=== Material ===

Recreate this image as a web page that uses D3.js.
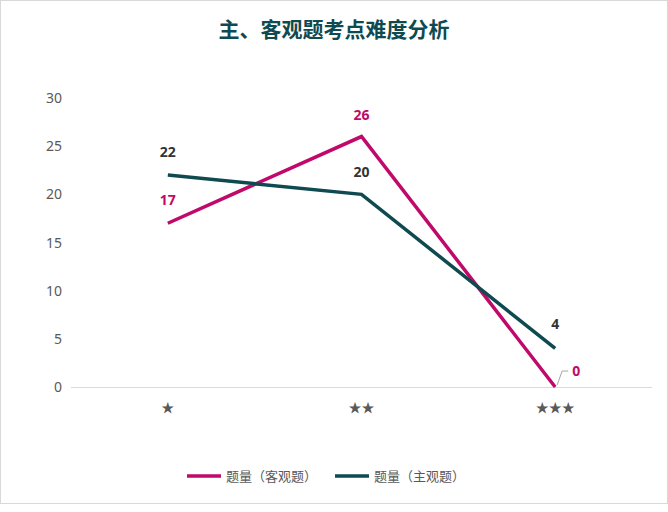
<!DOCTYPE html>
<html><head><meta charset="utf-8">
<script src="https://cdn.jsdelivr.net/npm/d3@7"></script>
<style>body{margin:0;background:#fff;font-family:"Noto Sans CJK SC","Noto Sans",sans-serif}</style>
</head><body><svg id="c" width="668" height="512"></svg>
<script>
const categories=["★","★★","★★★"];
const objective=[17,26,0];
const subjective=[22,20,4];
const yTicks=[0,5,10,15,20,25,30];
const seriesNames=["题量（客观题）","题量（主观题）"];
const colors=["#c0096b","#0e4a4f"];

const svg=d3.select("#c");
svg.append("rect").attr("x",0.5).attr("y",0.5).attr("width",667).attr("height",503).attr("fill","#fff").attr("stroke","#d9d9d9");
svg.append("text").attr("x",334).attr("y",37).attr("text-anchor","middle").attr("font-size",21).attr("font-weight","bold").attr("fill","#0e4a4f").text("主、客观题考点难度分析");
const x=d3.scaleBand().domain(categories).range([71,652]);
const y=d3.scaleLinear().domain([0,30]).range([387,98]);
svg.append("g").selectAll("text").data(yTicks).join("text").attr("x",62).attr("y",d=>y(d)+5).attr("text-anchor","end").attr("font-size",14).attr("fill","#595959").attr("font-family","Noto Sans").text(d=>d);
svg.append("line").attr("x1",71).attr("x2",652).attr("y1",387.5).attr("y2",387.5).attr("stroke","#d9d9d9");
svg.append("g").selectAll("text").data(categories).join("text").attr("x",d=>x(d)+x.bandwidth()/2).attr("y",412).attr("text-anchor","middle").attr("font-size",13).attr("fill","#595959").text(d=>d);
const line=d3.line().x((d,i)=>x(categories[i])+x.bandwidth()/2).y(d=>y(d));
[objective,subjective].forEach((s,k)=>{
  svg.append("path").attr("d",line(s)).attr("fill","none").attr("stroke",colors[k]).attr("stroke-width",3.5);
});
const cx=i=>x(categories[i])+x.bandwidth()/2;
const lab=(t,px,py,c)=>svg.append("text").attr("x",px).attr("y",py).attr("text-anchor","middle").attr("font-size",14).attr("font-weight","bold").attr("fill",c).attr("font-family","Noto Sans").text(t);
lab(objective[0],cx(0),y(objective[0])-18,colors[0]);
lab(objective[1],cx(1),y(objective[1])-17,colors[0]);
lab(subjective[0],cx(0),y(subjective[0])-18,"#333");
lab(subjective[1],cx(1),y(subjective[1])-17,"#333");
lab(subjective[2],cx(2),y(subjective[2])-19,"#333");
svg.append("path").attr("d",`M${cx(2)+2},${y(0)-2}L${cx(2)+7},${y(0)-16}L${cx(2)+13},${y(0)-16}`).attr("fill","none").attr("stroke","#a6a6a6");
lab(objective[2],cx(2)+21,y(0)-11,colors[0]);
const lg=svg.append("g");
[[187,0],[335,1]].forEach(([lx,k])=>{
  lg.append("line").attr("x1",lx).attr("x2",lx+34).attr("y1",476).attr("y2",476).attr("stroke",colors[k]).attr("stroke-width",3.5);
  lg.append("text").attr("x",lx+39).attr("y",481).attr("font-size",13).attr("fill","#595959").text(seriesNames[k]);
});
</script></body></html>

===

| What the task asks |
Extract every line of the data exactly; pictures stay out.

| Written solution |
Recreate this image as a web page that uses D3.js.
<!DOCTYPE html>
<html><head><meta charset="utf-8">
<script src="https://cdn.jsdelivr.net/npm/d3@7"></script>
<style>body{margin:0;background:#fff;font-family:"Noto Sans CJK SC","Noto Sans",sans-serif}</style>
</head><body><svg id="c" width="668" height="512"></svg>
<script>
const categories=["★","★★","★★★"];
const objective=[17,26,0];
const subjective=[22,20,4];
const yTicks=[0,5,10,15,20,25,30];
const seriesNames=["题量（客观题）","题量（主观题）"];
const colors=["#c0096b","#0e4a4f"];

const svg=d3.select("#c");
svg.append("rect").attr("x",0.5).attr("y",0.5).attr("width",667).attr("height",503).attr("fill","#fff").attr("stroke","#d9d9d9");
svg.append("text").attr("x",334).attr("y",37).attr("text-anchor","middle").attr("font-size",21).attr("font-weight","bold").attr("fill","#0e4a4f").text("主、客观题考点难度分析");
const x=d3.scaleBand().domain(categories).range([71,652]);
const y=d3.scaleLinear().domain([0,30]).range([387,98]);
svg.append("g").selectAll("text").data(yTicks).join("text").attr("x",62).attr("y",d=>y(d)+5).attr("text-anchor","end").attr("font-size",14).attr("fill","#595959").attr("font-family","Noto Sans").text(d=>d);
svg.append("line").attr("x1",71).attr("x2",652).attr("y1",387.5).attr("y2",387.5).attr("stroke","#d9d9d9");
svg.append("g").selectAll("text").data(categories).join("text").attr("x",d=>x(d)+x.bandwidth()/2).attr("y",412).attr("text-anchor","middle").attr("font-size",13).attr("fill","#595959").text(d=>d);
const line=d3.line().x((d,i)=>x(categories[i])+x.bandwidth()/2).y(d=>y(d));
[objective,subjective].forEach((s,k)=>{
  svg.append("path").attr("d",line(s)).attr("fill","none").attr("stroke",colors[k]).attr("stroke-width",3.5);
});
const cx=i=>x(categories[i])+x.bandwidth()/2;
const lab=(t,px,py,c)=>svg.append("text").attr("x",px).attr("y",py).attr("text-anchor","middle").attr("font-size",14).attr("font-weight","bold").attr("fill",c).attr("font-family","Noto Sans").text(t);
lab(objective[0],cx(0),y(objective[0])-18,colors[0]);
lab(objective[1],cx(1),y(objective[1])-17,colors[0]);
lab(subjective[0],cx(0),y(subjective[0])-18,"#333");
lab(subjective[1],cx(1),y(subjective[1])-17,"#333");
lab(subjective[2],cx(2),y(subjective[2])-19,"#333");
svg.append("path").attr("d",`M${cx(2)+2},${y(0)-2}L${cx(2)+7},${y(0)-16}L${cx(2)+13},${y(0)-16}`).attr("fill","none").attr("stroke","#a6a6a6");
lab(objective[2],cx(2)+21,y(0)-11,colors[0]);
const lg=svg.append("g");
[[187,0],[335,1]].forEach(([lx,k])=>{
  lg.append("line").attr("x1",lx).attr("x2",lx+34).attr("y1",476).attr("y2",476).attr("stroke",colors[k]).attr("stroke-width",3.5);
  lg.append("text").attr("x",lx+39).attr("y",481).attr("font-size",13).attr("fill","#595959").text(seriesNames[k]);
});
</script></body></html>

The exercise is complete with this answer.